At the end of the 1980s, I attended a musicology conference where several eminent Russian musicologists were discussing the important composers of their country. Many of us sat awestruck at who was often left off that list in favor of composers most of us had grown up feeling were a bit more pedantic and overblown. Glazunov over Prokofiev or Shostakovich? Seriously? Well, such was the case with Soviet Russia. But the results now are that we can be treated to a connection to a 19th-century performing tradition being maintained and transferred into other lesser known and more standard repertoire.
Anton Rubinstein (1829-1894) most certainly falls into that “lost” category of composer for most Western listeners. This is the composer of the famous “Melody in F” that graces most standard piano repertoire books for beginners. But his other works, especially the piano concerti, appear from time to time. Such is the dilemma of being overshadowed by the Mighty Five and Tchaikovsky in Western audiences experience. Both these works come in that crucial transitional period of 1869-1870 where the symphonic poems of Liszt and Wagnerian harmonies are beginning to impact music in the outer reaches of Europe and Russia. One might place these “musical pictures” as the composer calls them in a line with the large-scale symphonic poems of Dvorak.
Don Quichote, Op. 87 (1870) is a larger-scale suite of several connected episodes that tend to focus more on the Don’s self-sacrifice in somewhat comedic fashion (a slight shift aesthetically from Richard Strauss’ more familiar work). One particularly unique section features a rather simplistic waltz set against another thematic thread with the orchestra divided so that they are playing in different time signatures, a rather bold move for the period. Tchaikovsky himself found the work “interesting” and this is a rather apt description. The episodic nature of the work can make it feel a bit overlong in places. It receives a very committed performance here however and its dramatic sense is well-achieved.

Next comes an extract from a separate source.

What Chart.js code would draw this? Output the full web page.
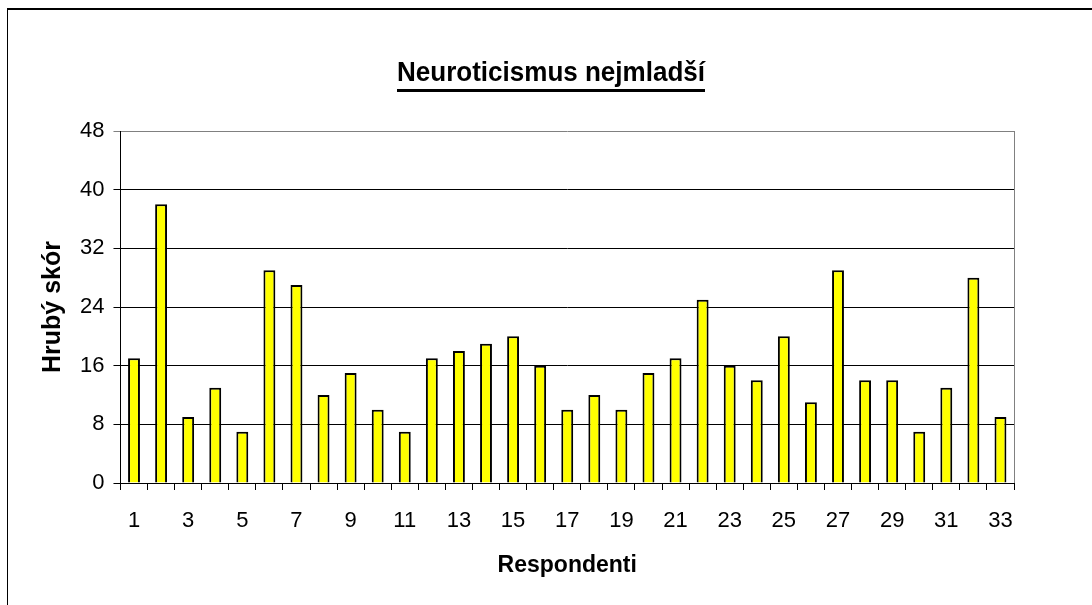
<!DOCTYPE html>
<html>
<head>
<meta charset="utf-8">
<script src="https://cdn.jsdelivr.net/npm/chart.js@4"></script>
<style>
  body { margin: 0; background: #fff; }
  #wrap { position: relative; width: 1092px; height: 605px; overflow: hidden; }
  #frame { position: absolute; left: 7px; top: 8px; width: 1200px; height: 700px;
           border-top: 2px solid #000; border-left: 1px solid #000; }
  #chart { position: absolute; left: 0; top: 0; }
</style>
</head>
<body>
<div id="wrap">
  <div id="frame"></div>
  <canvas id="chart" width="1092" height="605"></canvas>
</div>
<script>
//Chart texts
const chartTitle = 'Neuroticismus nejmladší';
const xTitle = 'Respondenti';
const yTitle = 'Hrubý skór';

//Respondents 1..33 and their raw scores
const respondents = ['1','2','3','4','5','6','7','8','9','10','11','12','13','14','15','16','17',
    '18','19','20','21','22','23','24','25','26','27','28','29','30','31','32','33'];
const scores = [17, 38, 9, 13, 7, 29, 27, 12, 15, 10, 7, 17, 18, 19, 20, 16, 10,
    12, 10, 15, 17, 25, 16, 14, 20, 11, 29, 14, 14, 7, 13, 28, 9];

//Y axis range
const yMin = 0;
const yMax = 48;
const yStep = 8;

//Drawing the underlined title and the grey right edge of the plot
const extras = {
    id: 'extras',
    afterDraw(chart) {
        const ctx = chart.ctx;
        const area = chart.chartArea;
        ctx.save();
        ctx.strokeStyle = '#808080';
        ctx.lineWidth = 1;
        ctx.beginPath();
        ctx.moveTo(area.right + 0.5, area.top);
        ctx.lineTo(area.right + 0.5, area.bottom);
        ctx.stroke();

        ctx.font = 'bold 28px "Liberation Sans", Arial, sans-serif';
        ctx.fillStyle = '#000';
        ctx.textAlign = 'center';
        ctx.textBaseline = 'alphabetic';
        const cx = 551;
        const w = ctx.measureText(chartTitle).width;
        const sx = 308 / w;
        ctx.translate(cx, 81);
        ctx.scale(sx, 1);
        ctx.fillText(chartTitle, 0, 0);
        ctx.fillRect(-w / 2, 8, w, 3);
        ctx.restore();
    }
};

const ctx = document.getElementById('chart').getContext('2d');

const myChart = new Chart(ctx, {
    type: 'bar',
    data: {
        labels: respondents,
        datasets: [{
            data: scores,
            backgroundColor: '#ffff00',
            borderColor: '#000000',
            borderWidth: 2,
            barPercentage: 0.44,
            categoryPercentage: 1
        }]
    },
    options: {
        responsive: false,
        animation: false,
        layout: {
            padding: { top: 131, right: 78, bottom: 26, left: 20 }
        },
        plugins: {
            legend: { display: false },
            tooltip: { enabled: false }
        },
        scales: {
            x: {
                grid: {
                    offset: true,
                    drawOnChartArea: false,
                    tickLength: 7,
                    color: '#000'
                },
                border: { color: '#000', width: 1 },
                ticks: {
                    autoSkip: false,
                    maxRotation: 0,
                    padding: 17.5,
                    color: '#000',
                    font: { family: '"Liberation Sans", Arial, sans-serif', size: 22 },
                    callback: function(val, i) {
                        return i % 2 === 0 ? respondents[i] : '';
                    }
                },
                title: {
                    display: true,
                    text: xTitle,
                    color: '#000',
                    padding: { top: 0, bottom: 0 },
                    font: { family: '"Liberation Sans", Arial, sans-serif', size: 23, weight: 'bold' }
                }
            },
            y: {
                min: yMin,
                max: yMax,
                grid: {
                    tickLength: 7,
                    color: (c) => c.tick && c.tick.value === yMax ? '#808080' : '#000'
                },
                border: { color: '#000', width: 1 },
                ticks: {
                    stepSize: yStep,
                    padding: 9,
                    color: '#000',
                    font: { family: '"Liberation Sans", Arial, sans-serif', size: 22 }
                },
                title: {
                    display: true,
                    text: yTitle,
                    color: '#000',
                    padding: { top: 18, bottom: 3 },
                    font: { family: '"Liberation Sans", Arial, sans-serif', size: 25, weight: 'bold' }
                }
            }
        }
    },
    plugins: [extras]
});
</script>
</body>
</html>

Appearing the previous year, Rubinstein’s musical picture of Tsar Ivan IV, Op. 79 grew out of an abandoned opera project he had started in 1866. The work is unique in its more psychological approach to trying to set in music the mania and power of this infamous ruler. A fugato section suggestions mental “difficulties” while other sections depict more grand moments. There is even a quotation of a Russian choral theme set for four cellos with double bass. (Some listeners will certainly here parallels here in a similar section from Tchaikovsky’s 1812 Overture.) The work is a bit shorter (at 24 minutes) than the later piece and can be a rather sober and bleak affair. Most will find it a rather intriguing piece for the period that is rare in its attempt to set a character’s inner life in symphonic music. Balakirev conducted the work’s premiere in 1869. It is a bit of a touchstone for the composer as many felt that this was the first work that broke similarities to earlier musical styles (i.e., Mendelssohn) and felt even less than what Rubinstein had created as his own style to that point. One certainly senses some dramatic touches and gestures which Tchaikovsky would further perfect in the following decade.
Both of these works are performed superbly by the Russian orchestra with Golovchin making Ivan IV work very well dramatically and showing off some of the soloists in the orchestra. Both works are well worth discovering and you will likely find no better performances. The sound is better than many Russian recordings of even the previous decade having been made in 1993 at the Moscow Conservatory. Easily recommended to those interested in the development of Russian music.